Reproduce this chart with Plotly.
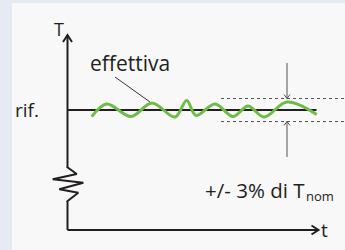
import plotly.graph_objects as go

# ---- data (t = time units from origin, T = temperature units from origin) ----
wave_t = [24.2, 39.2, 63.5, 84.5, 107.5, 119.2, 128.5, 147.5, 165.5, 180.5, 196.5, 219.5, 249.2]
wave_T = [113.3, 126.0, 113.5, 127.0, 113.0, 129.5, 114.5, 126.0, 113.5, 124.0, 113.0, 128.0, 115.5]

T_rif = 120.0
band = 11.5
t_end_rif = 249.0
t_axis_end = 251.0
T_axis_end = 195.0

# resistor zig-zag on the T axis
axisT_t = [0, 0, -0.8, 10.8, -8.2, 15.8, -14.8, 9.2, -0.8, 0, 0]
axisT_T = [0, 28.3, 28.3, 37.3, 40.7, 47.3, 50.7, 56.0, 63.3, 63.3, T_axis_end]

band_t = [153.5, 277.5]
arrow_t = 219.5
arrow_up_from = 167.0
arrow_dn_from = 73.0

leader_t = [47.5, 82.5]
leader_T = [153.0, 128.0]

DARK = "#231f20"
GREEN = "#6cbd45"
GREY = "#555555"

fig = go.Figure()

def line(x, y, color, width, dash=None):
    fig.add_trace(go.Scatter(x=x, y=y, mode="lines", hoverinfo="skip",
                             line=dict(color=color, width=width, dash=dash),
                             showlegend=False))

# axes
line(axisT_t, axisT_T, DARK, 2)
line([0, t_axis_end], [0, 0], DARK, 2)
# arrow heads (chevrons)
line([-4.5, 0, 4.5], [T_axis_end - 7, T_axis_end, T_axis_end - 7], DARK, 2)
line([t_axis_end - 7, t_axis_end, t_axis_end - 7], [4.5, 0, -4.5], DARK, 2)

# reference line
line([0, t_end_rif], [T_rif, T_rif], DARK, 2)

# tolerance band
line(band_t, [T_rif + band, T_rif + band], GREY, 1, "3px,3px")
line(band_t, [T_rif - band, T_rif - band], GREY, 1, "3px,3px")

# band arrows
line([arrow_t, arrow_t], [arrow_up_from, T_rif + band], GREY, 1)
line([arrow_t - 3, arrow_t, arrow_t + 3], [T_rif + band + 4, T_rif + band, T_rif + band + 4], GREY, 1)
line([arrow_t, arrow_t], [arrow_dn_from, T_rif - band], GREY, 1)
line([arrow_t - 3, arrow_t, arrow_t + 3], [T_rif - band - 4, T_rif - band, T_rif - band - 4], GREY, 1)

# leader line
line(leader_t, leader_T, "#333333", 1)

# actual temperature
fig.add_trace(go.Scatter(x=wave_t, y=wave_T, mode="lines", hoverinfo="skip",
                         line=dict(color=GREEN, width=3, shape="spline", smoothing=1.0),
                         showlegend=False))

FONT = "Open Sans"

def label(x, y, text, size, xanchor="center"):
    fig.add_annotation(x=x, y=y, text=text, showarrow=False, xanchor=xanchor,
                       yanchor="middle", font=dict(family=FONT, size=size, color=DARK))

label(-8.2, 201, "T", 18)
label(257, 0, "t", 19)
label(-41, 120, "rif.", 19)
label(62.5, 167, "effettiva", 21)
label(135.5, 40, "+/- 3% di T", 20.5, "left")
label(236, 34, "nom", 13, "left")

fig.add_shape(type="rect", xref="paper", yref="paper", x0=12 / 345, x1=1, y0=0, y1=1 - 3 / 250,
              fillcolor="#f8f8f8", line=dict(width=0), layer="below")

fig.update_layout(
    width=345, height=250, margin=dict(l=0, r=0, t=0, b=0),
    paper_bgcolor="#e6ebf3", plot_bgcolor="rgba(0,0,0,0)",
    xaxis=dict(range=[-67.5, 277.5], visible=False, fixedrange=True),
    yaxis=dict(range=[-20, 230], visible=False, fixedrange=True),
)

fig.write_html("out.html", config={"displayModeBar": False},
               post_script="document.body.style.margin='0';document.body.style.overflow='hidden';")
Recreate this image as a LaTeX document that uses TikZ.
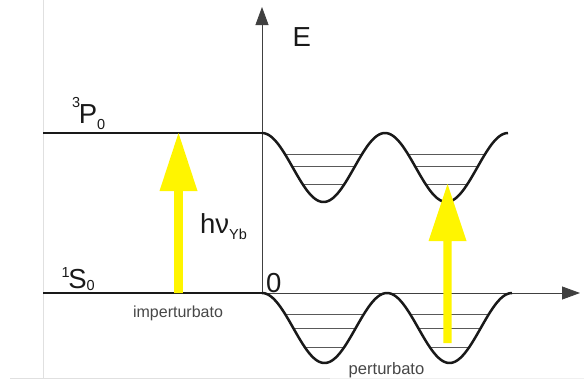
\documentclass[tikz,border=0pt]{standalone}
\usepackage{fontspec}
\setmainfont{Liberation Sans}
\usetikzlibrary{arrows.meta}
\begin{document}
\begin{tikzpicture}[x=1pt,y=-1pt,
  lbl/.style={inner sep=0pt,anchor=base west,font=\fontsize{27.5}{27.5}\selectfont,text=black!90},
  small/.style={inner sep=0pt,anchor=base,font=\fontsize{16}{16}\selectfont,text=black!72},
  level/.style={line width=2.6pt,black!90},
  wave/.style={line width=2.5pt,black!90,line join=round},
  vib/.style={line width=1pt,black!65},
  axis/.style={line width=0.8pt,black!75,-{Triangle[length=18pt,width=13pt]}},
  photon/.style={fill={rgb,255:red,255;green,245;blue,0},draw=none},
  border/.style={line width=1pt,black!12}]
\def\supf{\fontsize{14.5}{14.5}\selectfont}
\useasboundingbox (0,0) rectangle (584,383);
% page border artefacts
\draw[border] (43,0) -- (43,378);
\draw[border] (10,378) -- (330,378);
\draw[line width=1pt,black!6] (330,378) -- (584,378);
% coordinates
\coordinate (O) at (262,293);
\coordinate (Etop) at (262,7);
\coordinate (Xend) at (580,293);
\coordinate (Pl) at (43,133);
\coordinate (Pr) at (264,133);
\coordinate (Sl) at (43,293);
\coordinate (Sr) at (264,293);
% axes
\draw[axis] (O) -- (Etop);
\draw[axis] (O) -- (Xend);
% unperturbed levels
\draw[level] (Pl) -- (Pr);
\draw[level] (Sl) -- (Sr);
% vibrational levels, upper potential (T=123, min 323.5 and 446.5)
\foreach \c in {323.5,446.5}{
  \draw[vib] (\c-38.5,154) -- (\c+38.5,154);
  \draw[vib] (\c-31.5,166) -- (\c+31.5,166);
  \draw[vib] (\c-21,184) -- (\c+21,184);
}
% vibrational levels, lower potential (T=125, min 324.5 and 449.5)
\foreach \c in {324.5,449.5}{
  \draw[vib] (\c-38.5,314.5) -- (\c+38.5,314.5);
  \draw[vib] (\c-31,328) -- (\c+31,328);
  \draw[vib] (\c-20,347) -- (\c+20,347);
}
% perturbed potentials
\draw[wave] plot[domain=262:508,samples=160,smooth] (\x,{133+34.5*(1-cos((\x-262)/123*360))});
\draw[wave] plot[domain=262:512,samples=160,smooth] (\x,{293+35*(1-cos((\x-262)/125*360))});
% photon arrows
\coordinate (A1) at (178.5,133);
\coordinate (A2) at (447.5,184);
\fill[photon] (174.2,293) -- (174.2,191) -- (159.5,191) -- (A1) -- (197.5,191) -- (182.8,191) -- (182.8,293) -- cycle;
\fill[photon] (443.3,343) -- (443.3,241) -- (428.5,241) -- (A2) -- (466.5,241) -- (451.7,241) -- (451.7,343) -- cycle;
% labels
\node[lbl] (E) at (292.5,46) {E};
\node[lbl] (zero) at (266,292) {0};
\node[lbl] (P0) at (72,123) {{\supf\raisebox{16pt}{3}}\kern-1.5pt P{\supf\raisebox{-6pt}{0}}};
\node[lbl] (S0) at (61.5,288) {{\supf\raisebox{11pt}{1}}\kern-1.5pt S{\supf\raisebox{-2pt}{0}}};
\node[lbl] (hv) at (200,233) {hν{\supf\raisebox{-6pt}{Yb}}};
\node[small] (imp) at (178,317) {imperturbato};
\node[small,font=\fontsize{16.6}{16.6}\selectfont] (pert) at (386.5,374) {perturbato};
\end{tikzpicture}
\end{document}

..........

* **Exercise instructions**
Quote every record above exactly, leaving out the pictures.

* **In response**
Reproduce this chart with Plotly.
import plotly.graph_objects as go

# ---- data (t = time units from origin, T = temperature units from origin) ----
wave_t = [24.2, 39.2, 63.5, 84.5, 107.5, 119.2, 128.5, 147.5, 165.5, 180.5, 196.5, 219.5, 249.2]
wave_T = [113.3, 126.0, 113.5, 127.0, 113.0, 129.5, 114.5, 126.0, 113.5, 124.0, 113.0, 128.0, 115.5]

T_rif = 120.0
band = 11.5
t_end_rif = 249.0
t_axis_end = 251.0
T_axis_end = 195.0

# resistor zig-zag on the T axis
axisT_t = [0, 0, -0.8, 10.8, -8.2, 15.8, -14.8, 9.2, -0.8, 0, 0]
axisT_T = [0, 28.3, 28.3, 37.3, 40.7, 47.3, 50.7, 56.0, 63.3, 63.3, T_axis_end]

band_t = [153.5, 277.5]
arrow_t = 219.5
arrow_up_from = 167.0
arrow_dn_from = 73.0

leader_t = [47.5, 82.5]
leader_T = [153.0, 128.0]

DARK = "#231f20"
GREEN = "#6cbd45"
GREY = "#555555"

fig = go.Figure()

def line(x, y, color, width, dash=None):
    fig.add_trace(go.Scatter(x=x, y=y, mode="lines", hoverinfo="skip",
                             line=dict(color=color, width=width, dash=dash),
                             showlegend=False))

# axes
line(axisT_t, axisT_T, DARK, 2)
line([0, t_axis_end], [0, 0], DARK, 2)
# arrow heads (chevrons)
line([-4.5, 0, 4.5], [T_axis_end - 7, T_axis_end, T_axis_end - 7], DARK, 2)
line([t_axis_end - 7, t_axis_end, t_axis_end - 7], [4.5, 0, -4.5], DARK, 2)

# reference line
line([0, t_end_rif], [T_rif, T_rif], DARK, 2)

# tolerance band
line(band_t, [T_rif + band, T_rif + band], GREY, 1, "3px,3px")
line(band_t, [T_rif - band, T_rif - band], GREY, 1, "3px,3px")

# band arrows
line([arrow_t, arrow_t], [arrow_up_from, T_rif + band], GREY, 1)
line([arrow_t - 3, arrow_t, arrow_t + 3], [T_rif + band + 4, T_rif + band, T_rif + band + 4], GREY, 1)
line([arrow_t, arrow_t], [arrow_dn_from, T_rif - band], GREY, 1)
line([arrow_t - 3, arrow_t, arrow_t + 3], [T_rif - band - 4, T_rif - band, T_rif - band - 4], GREY, 1)

# leader line
line(leader_t, leader_T, "#333333", 1)

# actual temperature
fig.add_trace(go.Scatter(x=wave_t, y=wave_T, mode="lines", hoverinfo="skip",
                         line=dict(color=GREEN, width=3, shape="spline", smoothing=1.0),
                         showlegend=False))

FONT = "Open Sans"

def label(x, y, text, size, xanchor="center"):
    fig.add_annotation(x=x, y=y, text=text, showarrow=False, xanchor=xanchor,
                       yanchor="middle", font=dict(family=FONT, size=size, color=DARK))

label(-8.2, 201, "T", 18)
label(257, 0, "t", 19)
label(-41, 120, "rif.", 19)
label(62.5, 167, "effettiva", 21)
label(135.5, 40, "+/- 3% di T", 20.5, "left")
label(236, 34, "nom", 13, "left")

fig.add_shape(type="rect", xref="paper", yref="paper", x0=12 / 345, x1=1, y0=0, y1=1 - 3 / 250,
              fillcolor="#f8f8f8", line=dict(width=0), layer="below")

fig.update_layout(
    width=345, height=250, margin=dict(l=0, r=0, t=0, b=0),
    paper_bgcolor="#e6ebf3", plot_bgcolor="rgba(0,0,0,0)",
    xaxis=dict(range=[-67.5, 277.5], visible=False, fixedrange=True),
    yaxis=dict(range=[-20, 230], visible=False, fixedrange=True),
)

fig.write_html("out.html", config={"displayModeBar": False},
               post_script="document.body.style.margin='0';document.body.style.overflow='hidden';")
Recreate this image as a LaTeX document that uses TikZ.
\documentclass[tikz,border=0pt]{standalone}
\usepackage{fontspec}
\setmainfont{Liberation Sans}
\usetikzlibrary{arrows.meta}
\begin{document}
\begin{tikzpicture}[x=1pt,y=-1pt,
  lbl/.style={inner sep=0pt,anchor=base west,font=\fontsize{27.5}{27.5}\selectfont,text=black!90},
  small/.style={inner sep=0pt,anchor=base,font=\fontsize{16}{16}\selectfont,text=black!72},
  level/.style={line width=2.6pt,black!90},
  wave/.style={line width=2.5pt,black!90,line join=round},
  vib/.style={line width=1pt,black!65},
  axis/.style={line width=0.8pt,black!75,-{Triangle[length=18pt,width=13pt]}},
  photon/.style={fill={rgb,255:red,255;green,245;blue,0},draw=none},
  border/.style={line width=1pt,black!12}]
\def\supf{\fontsize{14.5}{14.5}\selectfont}
\useasboundingbox (0,0) rectangle (584,383);
% page border artefacts
\draw[border] (43,0) -- (43,378);
\draw[border] (10,378) -- (330,378);
\draw[line width=1pt,black!6] (330,378) -- (584,378);
% coordinates
\coordinate (O) at (262,293);
\coordinate (Etop) at (262,7);
\coordinate (Xend) at (580,293);
\coordinate (Pl) at (43,133);
\coordinate (Pr) at (264,133);
\coordinate (Sl) at (43,293);
\coordinate (Sr) at (264,293);
% axes
\draw[axis] (O) -- (Etop);
\draw[axis] (O) -- (Xend);
% unperturbed levels
\draw[level] (Pl) -- (Pr);
\draw[level] (Sl) -- (Sr);
% vibrational levels, upper potential (T=123, min 323.5 and 446.5)
\foreach \c in {323.5,446.5}{
  \draw[vib] (\c-38.5,154) -- (\c+38.5,154);
  \draw[vib] (\c-31.5,166) -- (\c+31.5,166);
  \draw[vib] (\c-21,184) -- (\c+21,184);
}
% vibrational levels, lower potential (T=125, min 324.5 and 449.5)
\foreach \c in {324.5,449.5}{
  \draw[vib] (\c-38.5,314.5) -- (\c+38.5,314.5);
  \draw[vib] (\c-31,328) -- (\c+31,328);
  \draw[vib] (\c-20,347) -- (\c+20,347);
}
% perturbed potentials
\draw[wave] plot[domain=262:508,samples=160,smooth] (\x,{133+34.5*(1-cos((\x-262)/123*360))});
\draw[wave] plot[domain=262:512,samples=160,smooth] (\x,{293+35*(1-cos((\x-262)/125*360))});
% photon arrows
\coordinate (A1) at (178.5,133);
\coordinate (A2) at (447.5,184);
\fill[photon] (174.2,293) -- (174.2,191) -- (159.5,191) -- (A1) -- (197.5,191) -- (182.8,191) -- (182.8,293) -- cycle;
\fill[photon] (443.3,343) -- (443.3,241) -- (428.5,241) -- (A2) -- (466.5,241) -- (451.7,241) -- (451.7,343) -- cycle;
% labels
\node[lbl] (E) at (292.5,46) {E};
\node[lbl] (zero) at (266,292) {0};
\node[lbl] (P0) at (72,123) {{\supf\raisebox{16pt}{3}}\kern-1.5pt P{\supf\raisebox{-6pt}{0}}};
\node[lbl] (S0) at (61.5,288) {{\supf\raisebox{11pt}{1}}\kern-1.5pt S{\supf\raisebox{-2pt}{0}}};
\node[lbl] (hv) at (200,233) {hν{\supf\raisebox{-6pt}{Yb}}};
\node[small] (imp) at (178,317) {imperturbato};
\node[small,font=\fontsize{16.6}{16.6}\selectfont] (pert) at (386.5,374) {perturbato};
\end{tikzpicture}
\end{document}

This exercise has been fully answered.